Reproduce the listing below in full and without alteration, apart from its pictures.

## START DATA EXTRACT

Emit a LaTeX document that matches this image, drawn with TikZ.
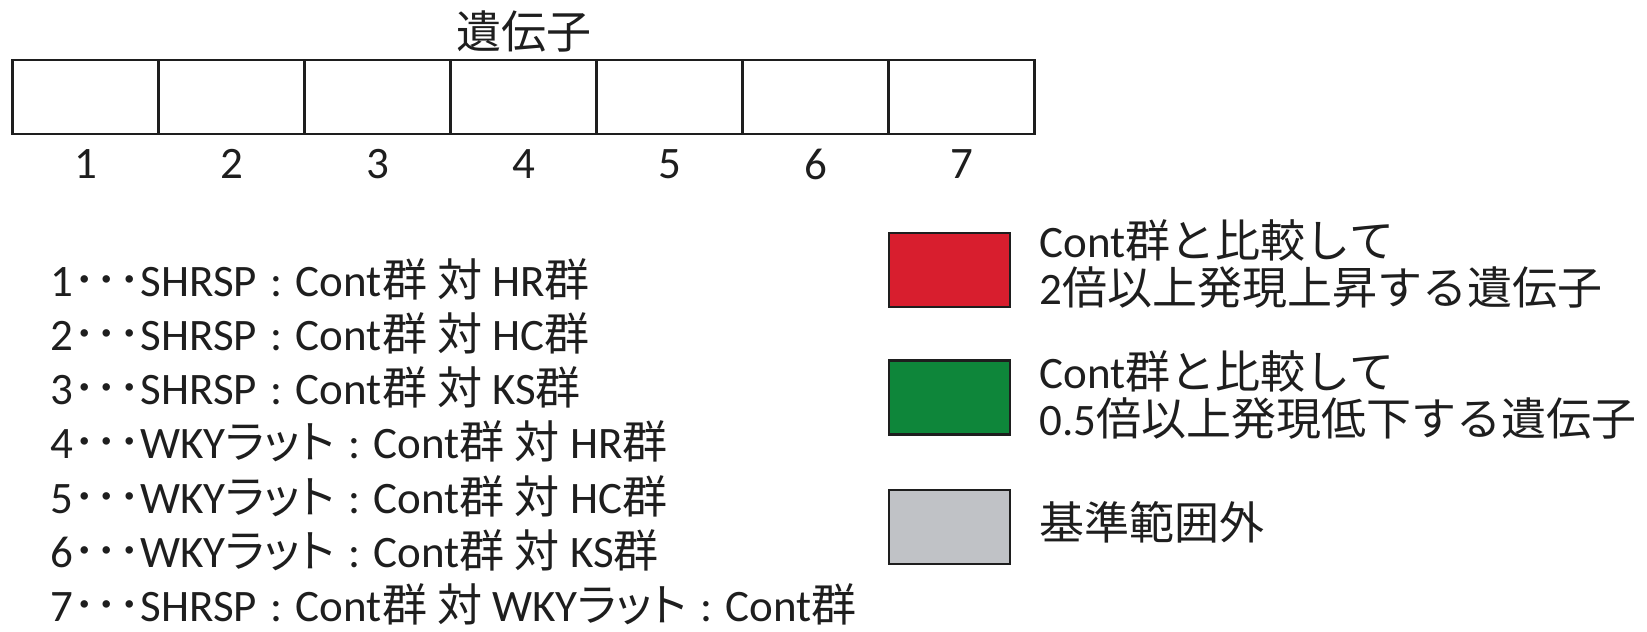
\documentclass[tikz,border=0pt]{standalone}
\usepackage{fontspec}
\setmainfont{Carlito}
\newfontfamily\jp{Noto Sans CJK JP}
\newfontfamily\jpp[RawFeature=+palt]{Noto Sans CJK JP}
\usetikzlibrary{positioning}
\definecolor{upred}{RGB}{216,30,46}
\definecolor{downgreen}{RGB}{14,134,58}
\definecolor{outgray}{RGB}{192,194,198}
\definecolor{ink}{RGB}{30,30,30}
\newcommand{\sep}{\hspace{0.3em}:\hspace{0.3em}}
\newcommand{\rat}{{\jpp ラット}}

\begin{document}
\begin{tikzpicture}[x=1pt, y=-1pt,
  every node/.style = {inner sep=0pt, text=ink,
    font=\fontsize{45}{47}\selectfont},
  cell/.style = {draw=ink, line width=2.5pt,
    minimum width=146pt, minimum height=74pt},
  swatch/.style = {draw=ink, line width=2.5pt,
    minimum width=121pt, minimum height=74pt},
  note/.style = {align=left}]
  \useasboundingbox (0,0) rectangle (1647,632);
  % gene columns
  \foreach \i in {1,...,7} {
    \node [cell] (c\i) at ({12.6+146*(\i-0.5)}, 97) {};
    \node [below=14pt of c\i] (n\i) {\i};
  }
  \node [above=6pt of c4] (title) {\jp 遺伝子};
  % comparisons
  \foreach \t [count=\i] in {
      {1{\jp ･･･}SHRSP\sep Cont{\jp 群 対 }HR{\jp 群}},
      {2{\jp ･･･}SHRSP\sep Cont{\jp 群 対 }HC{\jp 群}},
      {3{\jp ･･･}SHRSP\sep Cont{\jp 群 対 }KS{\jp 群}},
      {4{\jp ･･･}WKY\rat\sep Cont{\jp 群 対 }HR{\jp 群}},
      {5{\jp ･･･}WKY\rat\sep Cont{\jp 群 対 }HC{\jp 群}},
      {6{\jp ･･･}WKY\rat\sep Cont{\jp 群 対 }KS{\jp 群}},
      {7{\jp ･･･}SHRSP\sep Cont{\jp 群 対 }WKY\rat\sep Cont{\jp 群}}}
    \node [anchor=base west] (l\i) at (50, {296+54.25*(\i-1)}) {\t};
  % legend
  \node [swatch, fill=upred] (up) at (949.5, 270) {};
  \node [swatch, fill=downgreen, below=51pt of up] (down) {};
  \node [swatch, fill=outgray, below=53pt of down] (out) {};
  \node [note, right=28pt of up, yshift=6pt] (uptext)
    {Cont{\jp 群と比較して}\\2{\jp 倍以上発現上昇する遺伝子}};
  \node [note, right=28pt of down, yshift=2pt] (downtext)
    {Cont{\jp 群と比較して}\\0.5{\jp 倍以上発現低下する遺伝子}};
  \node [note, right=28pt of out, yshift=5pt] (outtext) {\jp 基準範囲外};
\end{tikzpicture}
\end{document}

## END DATA EXTRACT

## TASK OUTPUT:
Emit a LaTeX document that matches this image, drawn with TikZ.
\documentclass[tikz,border=0pt]{standalone}
\usepackage{fontspec}
\setmainfont{Carlito}
\newfontfamily\jp{Noto Sans CJK JP}
\newfontfamily\jpp[RawFeature=+palt]{Noto Sans CJK JP}
\usetikzlibrary{positioning}
\definecolor{upred}{RGB}{216,30,46}
\definecolor{downgreen}{RGB}{14,134,58}
\definecolor{outgray}{RGB}{192,194,198}
\definecolor{ink}{RGB}{30,30,30}
\newcommand{\sep}{\hspace{0.3em}:\hspace{0.3em}}
\newcommand{\rat}{{\jpp ラット}}

\begin{document}
\begin{tikzpicture}[x=1pt, y=-1pt,
  every node/.style = {inner sep=0pt, text=ink,
    font=\fontsize{45}{47}\selectfont},
  cell/.style = {draw=ink, line width=2.5pt,
    minimum width=146pt, minimum height=74pt},
  swatch/.style = {draw=ink, line width=2.5pt,
    minimum width=121pt, minimum height=74pt},
  note/.style = {align=left}]
  \useasboundingbox (0,0) rectangle (1647,632);
  % gene columns
  \foreach \i in {1,...,7} {
    \node [cell] (c\i) at ({12.6+146*(\i-0.5)}, 97) {};
    \node [below=14pt of c\i] (n\i) {\i};
  }
  \node [above=6pt of c4] (title) {\jp 遺伝子};
  % comparisons
  \foreach \t [count=\i] in {
      {1{\jp ･･･}SHRSP\sep Cont{\jp 群 対 }HR{\jp 群}},
      {2{\jp ･･･}SHRSP\sep Cont{\jp 群 対 }HC{\jp 群}},
      {3{\jp ･･･}SHRSP\sep Cont{\jp 群 対 }KS{\jp 群}},
      {4{\jp ･･･}WKY\rat\sep Cont{\jp 群 対 }HR{\jp 群}},
      {5{\jp ･･･}WKY\rat\sep Cont{\jp 群 対 }HC{\jp 群}},
      {6{\jp ･･･}WKY\rat\sep Cont{\jp 群 対 }KS{\jp 群}},
      {7{\jp ･･･}SHRSP\sep Cont{\jp 群 対 }WKY\rat\sep Cont{\jp 群}}}
    \node [anchor=base west] (l\i) at (50, {296+54.25*(\i-1)}) {\t};
  % legend
  \node [swatch, fill=upred] (up) at (949.5, 270) {};
  \node [swatch, fill=downgreen, below=51pt of up] (down) {};
  \node [swatch, fill=outgray, below=53pt of down] (out) {};
  \node [note, right=28pt of up, yshift=6pt] (uptext)
    {Cont{\jp 群と比較して}\\2{\jp 倍以上発現上昇する遺伝子}};
  \node [note, right=28pt of down, yshift=2pt] (downtext)
    {Cont{\jp 群と比較して}\\0.5{\jp 倍以上発現低下する遺伝子}};
  \node [note, right=28pt of out, yshift=5pt] (outtext) {\jp 基準範囲外};
\end{tikzpicture}
\end{document}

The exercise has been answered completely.